Avrupa Kıtası’nın en güzel ülkelerinden biri olan İskoçya, İngiltere, Galler ve Kuzey İrlanda ile birlikte Birleşik Krallık’ı oluşturan dört ülkeden biri olma özelliğine sahip. Birleşik Krallık’ın %32,3’ünü kaplayan ülke, spor etkinlikleri, sanat festivalleri, gaydası ve meşhur İskoç etekleriyle her yıl binlerce turist ağırlıyor. Büyük Britanya’nın en kuzeyinde yer alan İskoçya, Highlands, Central Belt ve Southern Uplands olarak üç bölgeye ayrılıyor. Nüfusun çoğunluğu Central Belt sınırları içerisindeki Stirling, Glasgow ve Edinburgh şehirlerinde yaşıyor. Edinburgh aynı zamanda İskoçya’nın başkenti olmakla birlikte Orta Çağ döneminden kalma bina ve kaleleri ile de dikkat çekiyor. İskoçya’da tam tamına 790 ada bulunmasının yanı sıra bunlardan 130’unda da yerleşim mevcut.
Eski adı Kaledonya olarak bilinen İskoçya, İngilizlerden önce Piktler ve İskoçların ülkesiydi. Kraliçe I. Elizabeth’in ölümünden sonra 1603 yılında tahta çıkan Kral VI. James ile İskoçya, İngiltere’yle ilk bu dönemde bağlanmış olup resmi olarak 1707 Birleşme Yasasıyla da özerkliğini kaybetti. İki ülke komşu olmakla beraber İskoçya’da Golf Stream etkisi daha yoğun olduğu için haliyle iklimi de bu durumdan etkileniyor. İngiltere’den daha yağışlı bir iklime sahip olan İskoçya’da ocak ve şubat ayları en soğuk aylar. Haziran ve ağustos aylarında ise hava sıcaklıkları 19 dereceye kadar çıkıyor ve en sıcak dönem olarak geçiyor. Bu yüzden nisan ve eylül arası dönemler ziyaret için daha uygun.

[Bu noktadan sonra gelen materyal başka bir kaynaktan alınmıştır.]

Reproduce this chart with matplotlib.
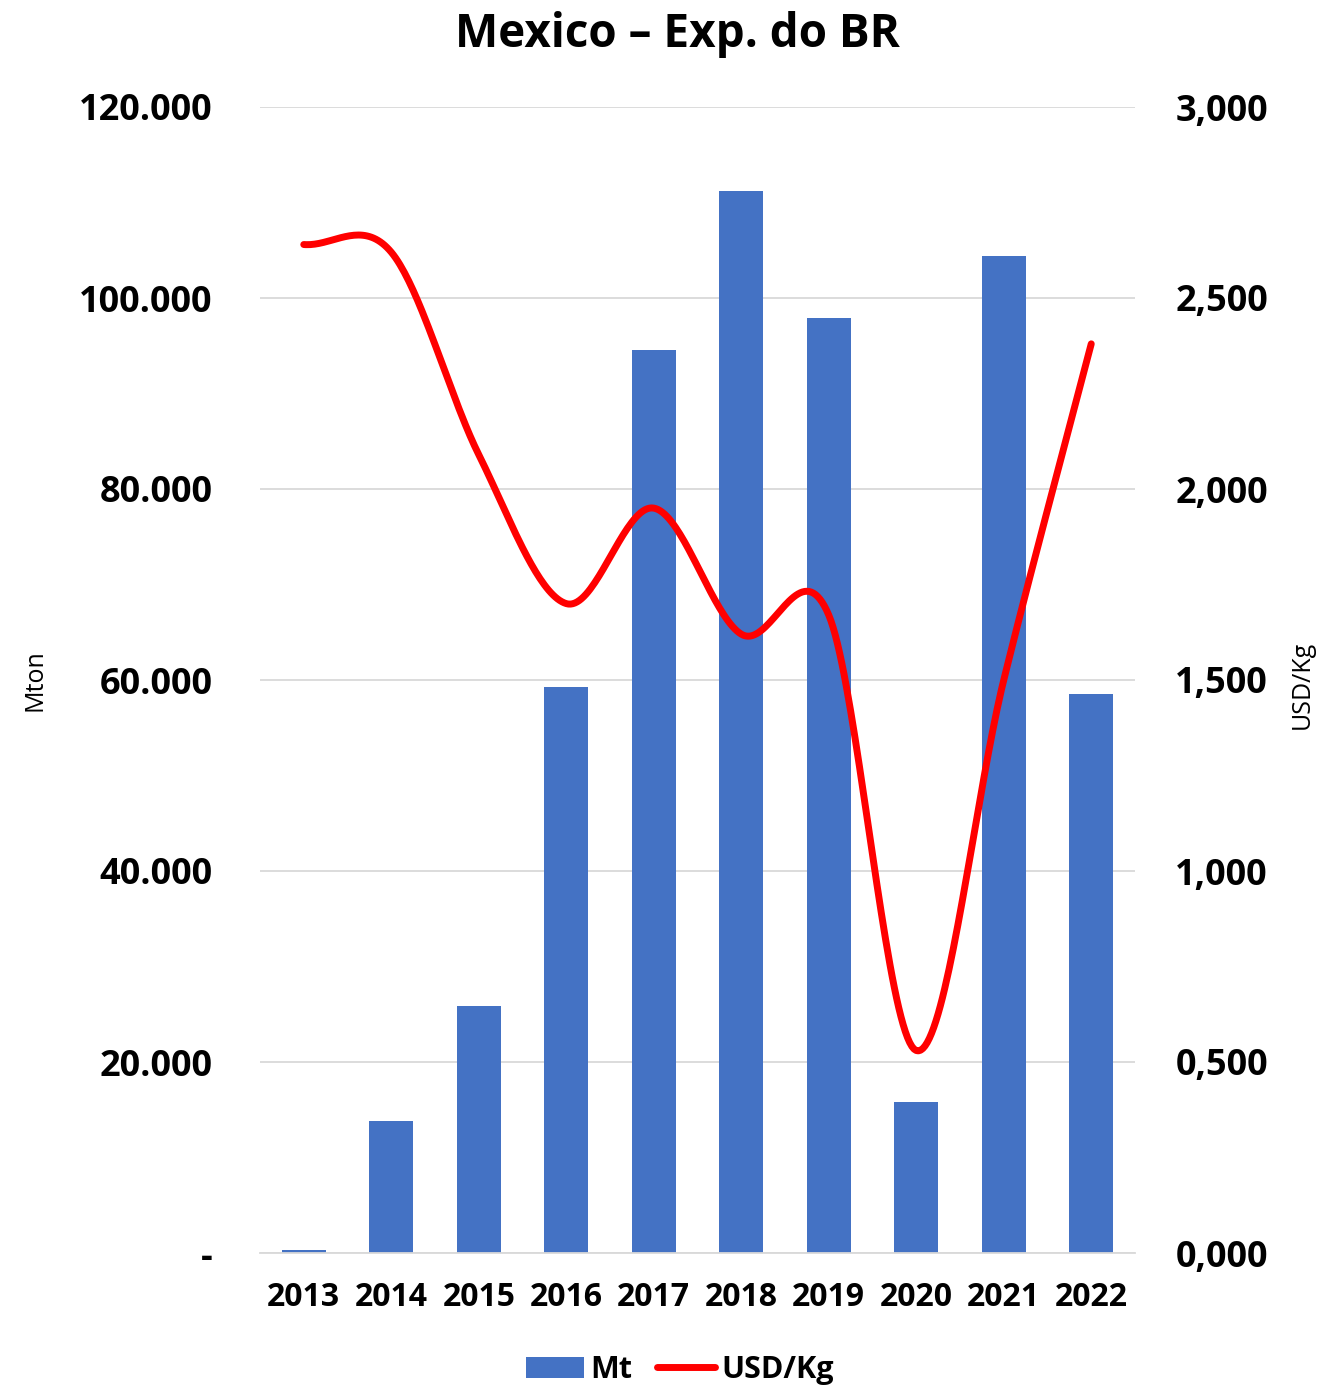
import matplotlib
matplotlib.use('Agg')
import matplotlib.pyplot as plt
from matplotlib.ticker import FuncFormatter
from matplotlib.lines import Line2D
from matplotlib.patches import Patch
import numpy as np

plt.rcParams['font.family'] = ['Open Sans', 'DejaVu Sans']

# dados
anos = ['2013', '2014', '2015', '2016', '2017', '2018', '2019', '2020', '2021', '2022']
mt = [300, 13800, 25900, 59300, 94600, 111200, 97900, 15800, 104400, 58500]
usd_kg = [2.64, 2.62, 2.09, 1.70, 1.95, 1.62, 1.67, 0.53, 1.50, 2.38]

azul = '#4472C4'
vermelho = '#FF0000'


def catmull_rom(y, n=40):
    # linha suavizada tipo Excel
    y = np.asarray(y, dtype=float)
    p = np.concatenate([[2 * y[0] - y[1]], y, [2 * y[-1] - y[-2]]])
    xs, ys = [], []
    for i in range(len(y) - 1):
        p0, p1, p2, p3 = p[i], p[i + 1], p[i + 2], p[i + 3]
        t = np.linspace(0, 1, n, endpoint=False)
        yy = 0.5 * ((2 * p1) + (-p0 + p2) * t + (2 * p0 - 5 * p1 + 4 * p2 - p3) * t ** 2
                    + (-p0 + 3 * p1 - 3 * p2 + p3) * t ** 3)
        xs.extend(i + t)
        ys.extend(yy)
    xs.append(len(y) - 1)
    ys.append(y[-1])
    return np.array(xs), np.array(ys)


fig = plt.figure(figsize=(13.23, 13.9), dpi=100)
ax = fig.add_axes([260 / 1323, 1 - 1253 / 1390, 875 / 1323, 1146 / 1390])
ax2 = ax.twinx()

x = np.arange(len(anos))
ax.bar(x, mt, width=0.5, color=azul, zorder=2)
ax.set_ylim(0, 120000)
ax.set_xlim(-0.5, len(anos) - 0.5)
ax.set_yticks(np.arange(0, 120001, 20000))
ax.yaxis.set_major_formatter(FuncFormatter(
    lambda v, p: '-' if v == 0 else f'{v:,.0f}'.replace(',', '.')))
ax.grid(axis='y', color='#D9D9D9', linewidth=1.3, zorder=0)
ax.set_axisbelow(True)
ax.set_xticks(x)
ax.set_xticklabels(anos)

xs, ys = catmull_rom(usd_kg)
ax2.plot(xs, ys, color=vermelho, linewidth=5, solid_capstyle='round', zorder=3)
ax2.set_ylim(0, 3.0)
ax2.set_yticks(np.arange(0, 3.01, 0.5))
ax2.yaxis.set_major_formatter(FuncFormatter(lambda v, p: f'{v:.3f}'.replace('.', ',')))

for a in (ax, ax2):
    for s in a.spines.values():
        s.set_visible(False)
    a.tick_params(length=0)
ax.spines['bottom'].set_visible(True)
ax.spines['bottom'].set_color('#D9D9D9')
ax.spines['bottom'].set_linewidth(1.3)

for lbl in ax.get_yticklabels() + ax2.get_yticklabels():
    lbl.set_fontsize(26)
    lbl.set_fontweight('bold')
for lbl in ax.get_xticklabels():
    lbl.set_fontsize(23)
    lbl.set_fontweight('bold')
ax.tick_params(axis='y', pad=34)
ax2.tick_params(axis='y', pad=29)
ax.tick_params(axis='x', pad=20)

fig.text(35 / 1323, 1 - 680 / 1390, 'Mton', rotation=90, fontsize=18, ha='center', va='center')
fig.text(1302 / 1323, 1 - 685 / 1390, 'USD/Kg', rotation=90, fontsize=18, ha='center', va='center')
fig.text(677 / 1323, 1 - 35 / 1390, 'Mexico – Exp. do BR', fontsize=33, fontweight='bold',
         ha='center', va='center')

handles = [Patch(facecolor=azul, label='Mt'),
           Line2D([0], [0], color=vermelho, linewidth=5, solid_capstyle='round', label='USD/Kg')]
fig.legend(handles=handles, loc='center', bbox_to_anchor=(680 / 1323, 1 - 1370 / 1390), ncol=2,
           frameon=False, prop={'size': 22, 'weight': 'bold'}, handlelength=1.9,
           handletextpad=0.2, columnspacing=0.8)

fig.savefig('out.png', dpi=100)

2011’de yapılan nüfus sayımıyla 5.2 milyon nüfusa sahip olan ülkede, eğlence, spor ve eğitim oldukça gelişmiş durumda. 1451 yılında kurulan ve İskoçya’nın en eski üniversitesi olan Glasgow Üniversitesi, Avrupa’daki en prestijli üniversitelerinden biri. Charles Darwin, Alexander Graham Bell gibi mezunlar veren Edinburgh Üniversitesi eğitimiyle meşhur diğer bir üniversite. Ayrıca Edinburgh Üniversitesi, 2010 yılında dünyadaki üniversiteler arasında en iyi 9. üniversite olarak seçildi. Sporun popüler olduğu İskoçya’da spor severler, futbol dışında rugby, golf ve tenise de yoğun ilgi gösteriyor. İskoçya’da her yıl çeşitli sanat festivalleri oluyor. Bunlardan en bilineni olan ve 3 hafta süren Fringe adlı festivalde 2015 yılında toplam 50.459 sahne sanatları, sokak etkinlikleri gibi birçok etkinlik düzenlenmiş.
İskoçya’ya ulaşım için birden çok seçenek mevcut. İskoçya’ya hava yoluyla gitmek isteyenler Glasgow International, Edinburgh veya Aberdeen Havalimanı’nı tercih edebilir. Ayrıca İngiltere üzerinden de birçok yerel kurumun İskoçya’ya uçuş seferi bulunuyor. Karayoluyla gitmek isteyenler İngiltere Demiryolları BritRail hattını kullanabilir.
İskoçya Birleşik Krallığa bağlı olduğu için Schengen vizesi yerine İskoçya vizesi almak zorunlu. Yine bordo pasaport, hususi pasaport ve hizmet pasaportu olanların da Birleşik Krallık vizesi almaları gerekiyor. Diplomatik pasaport sahipleri ise 6 ayda 90 günü aşmamak şartıyla İskoçya vizesi almadan da seyahat edebiliyorlar. Birleşik Krallık dört ülkeyi kapsadığı için bu vizeyle vize süresi boyunca 4 ülkeye de giriş yapılabiliyor.